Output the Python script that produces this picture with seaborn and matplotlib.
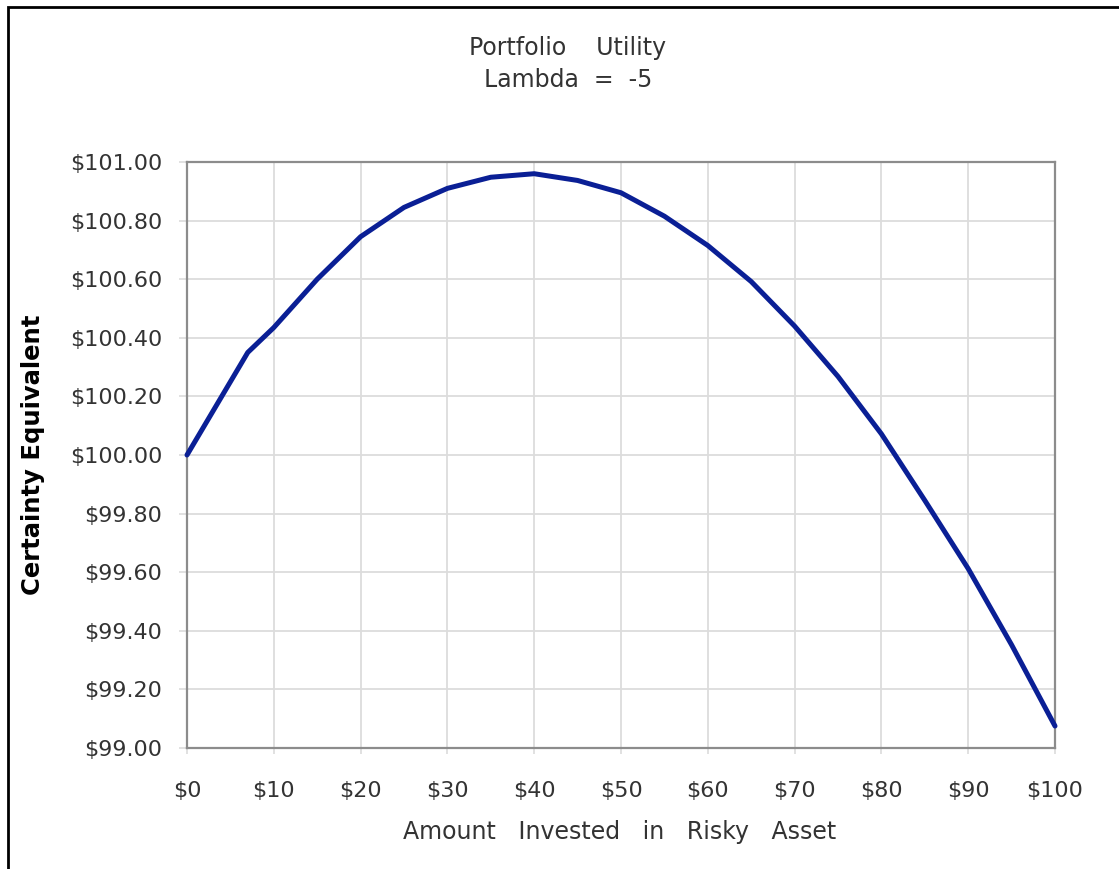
"""
Portfolio utility chart (certainty equivalent vs amount in risky asset)
"""

import numpy as np
import pandas as pd
import matplotlib
matplotlib.use('Agg')
import matplotlib.pyplot as plt
from matplotlib.patches import Rectangle
import seaborn as sns

"""
Data (read off the reference)
"""
amount_invested = [0, 7, 10, 15, 20, 25, 30, 35, 40, 45, 50,
                   55, 60, 65, 70, 75, 80, 85, 90, 95, 100]
certainty_equiv = [100.00, 100.35, 100.435, 100.600, 100.745, 100.845, 100.91,
                   100.948, 100.96, 100.937, 100.895, 100.815, 100.715, 100.592,
                   100.44, 100.268, 100.072, 99.845, 99.612, 99.352, 99.075]

x_ticks = list(range(0, 101, 10))
x_tick_labels = [f'${v}' for v in x_ticks]
y_ticks = [99.0, 99.2, 99.4, 99.6, 99.8, 100.0, 100.2, 100.4, 100.6, 100.8, 101.0]
y_tick_labels = [f'${v:.2f}' for v in y_ticks]

title_lines = ['Portfolio    Utility', 'Lambda  =  -5']
x_label = 'Amount   Invested   in   Risky   Asset'
y_label = 'Certainty Equivalent'

LINE_COLOR = '#0a1f95'
GRID_COLOR = '#dcdcdc'
SPINE_COLOR = '#8c8c8c'
TEXT_COLOR = '#333333'


def main():
    sns.set_style('white')
    plt.rcParams['font.family'] = ['DejaVu Sans']

    df = pd.DataFrame({'amount': amount_invested, 'ce': certainty_equiv})

    fig = plt.figure(figsize=(11.19, 8.69), dpi=100)
    ax = fig.add_axes([187 / 1119, 1 - 748 / 869, (1055 - 187) / 1119, (748 - 162) / 869])

    line = sns.lineplot(data=df, x='amount', y='ce', ax=ax, color=LINE_COLOR,
                        linewidth=3.6, zorder=3)
    for ln in ax.get_lines():
        ln.set_solid_joinstyle('round')
        ln.set_solid_capstyle('round')
        ln.set_clip_on(False)

    ax.set_xlim(0, 100)
    ax.set_ylim(99.0, 101.0)
    ax.set_xticks(x_ticks)
    ax.set_xticklabels(x_tick_labels)
    ax.set_yticks(y_ticks)
    ax.set_yticklabels(y_tick_labels)

    ax.grid(True, color=GRID_COLOR, linewidth=1.3, zorder=0)
    ax.set_axisbelow(True)
    for side in ['left', 'right', 'top', 'bottom']:
        ax.spines[side].set_visible(True)
        ax.spines[side].set_color(SPINE_COLOR)
        ax.spines[side].set_linewidth(1.6)

    ax.tick_params(axis='y', direction='out', length=6, width=1.2, color=GRID_COLOR,
                   labelsize=16, labelcolor=TEXT_COLOR, pad=12, left=True)
    ax.tick_params(axis='x', direction='out', length=4, width=1.2, color=GRID_COLOR,
                   labelsize=16, labelcolor=TEXT_COLOR, pad=20, bottom=True)

    ax.set_xlabel('')
    ax.set_ylabel('')

    fig.text(568 / 1119, 1 - 48 / 869, title_lines[0], ha='center', va='center',
             fontsize=17, color=TEXT_COLOR)
    fig.text(568 / 1119, 1 - 80 / 869, title_lines[1], ha='center', va='center',
             fontsize=17, color=TEXT_COLOR)
    fig.text(620 / 1119, 1 - 832 / 869, x_label, ha='center', va='center',
             fontsize=17, color=TEXT_COLOR)
    fig.text(33 / 1119, 1 - 455 / 869, y_label, ha='center', va='center',
             rotation=90, fontsize=17.5, fontweight='bold', color='black')

    # outer frame (cut off at right and bottom in the reference)
    fig.patches.append(Rectangle((8 / 1119, -0.1), 1.2, 1 - 7 / 869 + 0.1,
                                 transform=fig.transFigure, fill=False,
                                 edgecolor='black', linewidth=2))

    fig.savefig('out.png', dpi=100)
    plt.close(fig)


if __name__ == '__main__':
    main()
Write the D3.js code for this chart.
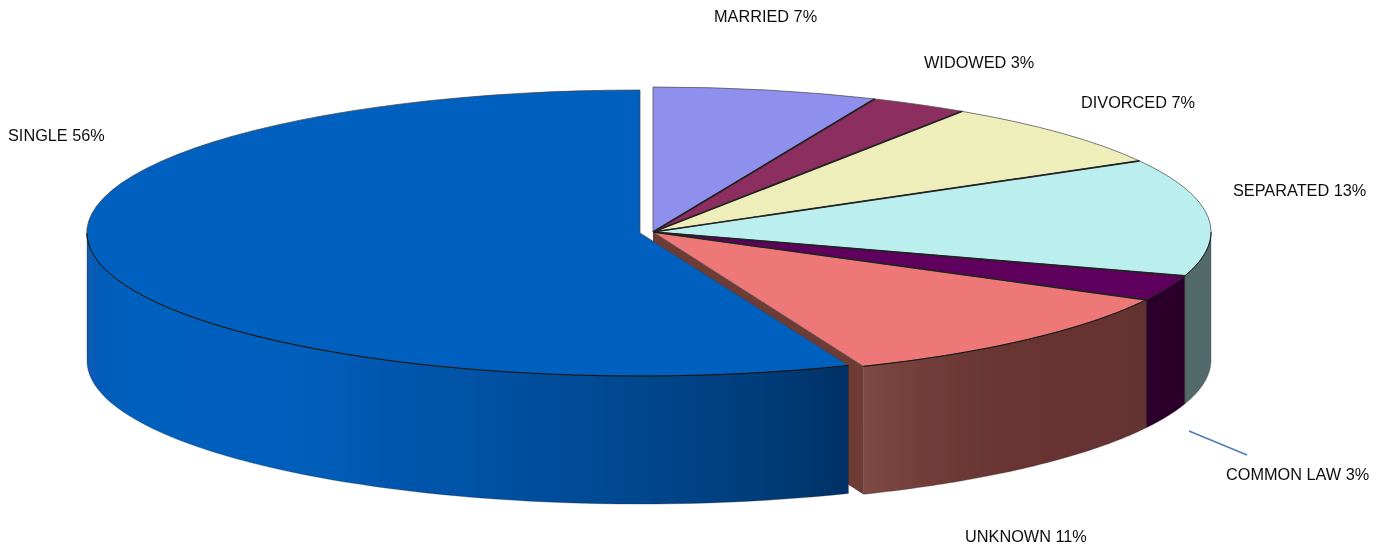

___

What this task involves:
Repeat exactly the lines from the start of the entries down to the line with "100.44, 100.268, 100.072, 99.845, 99.612, 99.352, 99.075]", keeping both ends but none of the pictures.

Response for this exercise:
Output the Python script that produces this picture with seaborn and matplotlib.
"""
Portfolio utility chart (certainty equivalent vs amount in risky asset)
"""

import numpy as np
import pandas as pd
import matplotlib
matplotlib.use('Agg')
import matplotlib.pyplot as plt
from matplotlib.patches import Rectangle
import seaborn as sns

"""
Data (read off the reference)
"""
amount_invested = [0, 7, 10, 15, 20, 25, 30, 35, 40, 45, 50,
                   55, 60, 65, 70, 75, 80, 85, 90, 95, 100]
certainty_equiv = [100.00, 100.35, 100.435, 100.600, 100.745, 100.845, 100.91,
                   100.948, 100.96, 100.937, 100.895, 100.815, 100.715, 100.592,
                   100.44, 100.268, 100.072, 99.845, 99.612, 99.352, 99.075]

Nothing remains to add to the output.